Controlling Inventory Shrinkage
Controlling inventory shrinkage on HVACR vehicles is essential to maintaining acceptable profit margins, and not just to prevent loss. Before we developed our inventory management system, I discovered that our trucks were sometimes going to job sites unprepared because technicians were not being held accountable for the content of their trucks. That’s unacceptable.
At the same time, we didn’t want our crew to feel like they were being spied on. No one wants to be kept under a magnifying glass. We also want them to focus on what they do best, which is installation and duct system cleaning.
Our solution was to develop an inventory management system that matches individual pieces of equipment to specific trucks. Our company uses the forms from the system as data collection, as well as holding technicians accountable without making them feel like they’re being accused. Trust but verify; that’s our approach. The moment they know that inventory is being controlled, accountability follows.
I have a strong background in retail, and that industry sets acceptable shrinkage at 12.9 percent to account for administrative errors. HVACR has much less inventory than retail, so I’ve adjusted the acceptable shrinkage level for my company accordingly, to 10 percent or less.
Our inventory management system allows us to target potential shrinkage problems before they get out of hand. For instance, the system may disclose that the company is spending a lot of money on refrigerant, which to the HVACR industry is like air. First, you check the logs for how much refrigerant each truck is carrying. You can weigh the tanks with a travel scale like the ones used to weigh luggage. That makes it easy to pinpoint which trucks seem to be using an excessive amount of refrigerant. We then determine whether the discrepancy falls within an acceptable level or whether we need to approach the technicians assigned to those trucks.

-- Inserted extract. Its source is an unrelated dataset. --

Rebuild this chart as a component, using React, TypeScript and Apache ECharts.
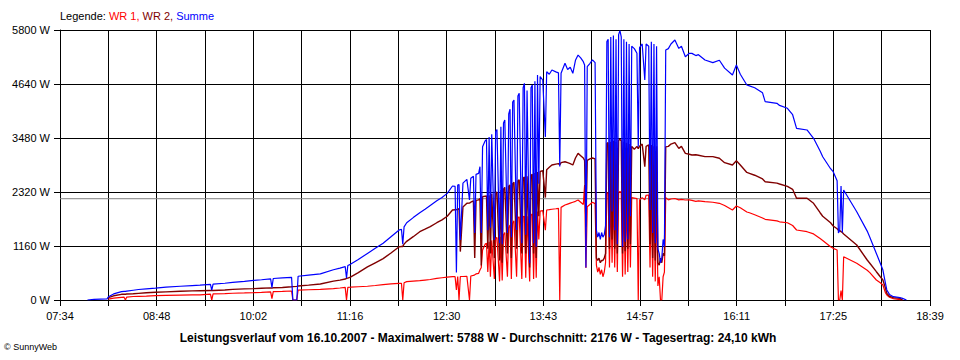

Of course, you have to approach potential shrinkage problems carefully. A lot of technicians get offended when you ask them about refrigerant shortages. They may have jobs on the side, and they think they’re being accused of stealing. We try to frame the issue as maintaining a fluid flow of inventory between the warehouse and the truck rather than trying to catch thieves.
We also make sure our technicians know that they are appreciated, and that we realize how vital they are. People who care about the business are more careful and more accountable.
How the System Works
We averaged three months of truck contents and warehouse inventory to set a baseline before we began developing our system. The inventory control manager used those figures to create an internal five part form for each truck that runs from Monday to Friday, with one part of the form for each day. One copy of the form goes out on the each truck’s clipboard at the beginning of the week. Once a week, we scan the paper forms into a cloud-based record system.
The logistics of our inventory management system are actually pretty simple. We focused on inventory counts, because truck contents and inventory go hand in hand. Each technician has his or her own numbered truck, along with a clipboard of contents. Parts and equipment are assigned an inventory code, so we can ensure that we know what’s in each truck.
Our inventory control manager oversees the total warehouse inventory. He is the only person who distributes equipment. He’s also responsible for keeping track of how much of each item is in our warehouse and on each truck. Each morning, he compares the truck contents against the clipboard, and makes a note to request replacements for missing items.
We also keep a copy of each truck’s clipboard forms. That way, if a truck is out on a job and discovers a critical missing part, our inventory manager can arrange for the crew to borrow that part from another truck in the area that has one. It saves a lot of needless trips back to the shop.
I keep a close eye on distributors and vendors and cultivate relationships with them. They’re a good source of what’s new and how to get the best possible price. I figured out that each vendor would have sales or a discount every Thursday or Friday, so we require all orders to be submitted to the office by Wednesday. That way we can pick up needed supplies by Friday and have them ready to go by Monday.
The system helps the inventory control manager determine what needs to be ordered even if it’s not listed on the form. For instance, if a truck needs a capacitor they probably also need a tank of 410a refrigerant. On the other hand, the system also highlights little used items that we can order less often and save money.
I’ll be candid; setting up an inventory management system is tedious. It generally takes from 14 days to 3 weeks for a newly implemented system to flow with minimal supervision. And of course, even after an inventory manager or operations manager takes over, as the owner you’re still accountable for ultimate oversight. Nonetheless, it’s worth the effort.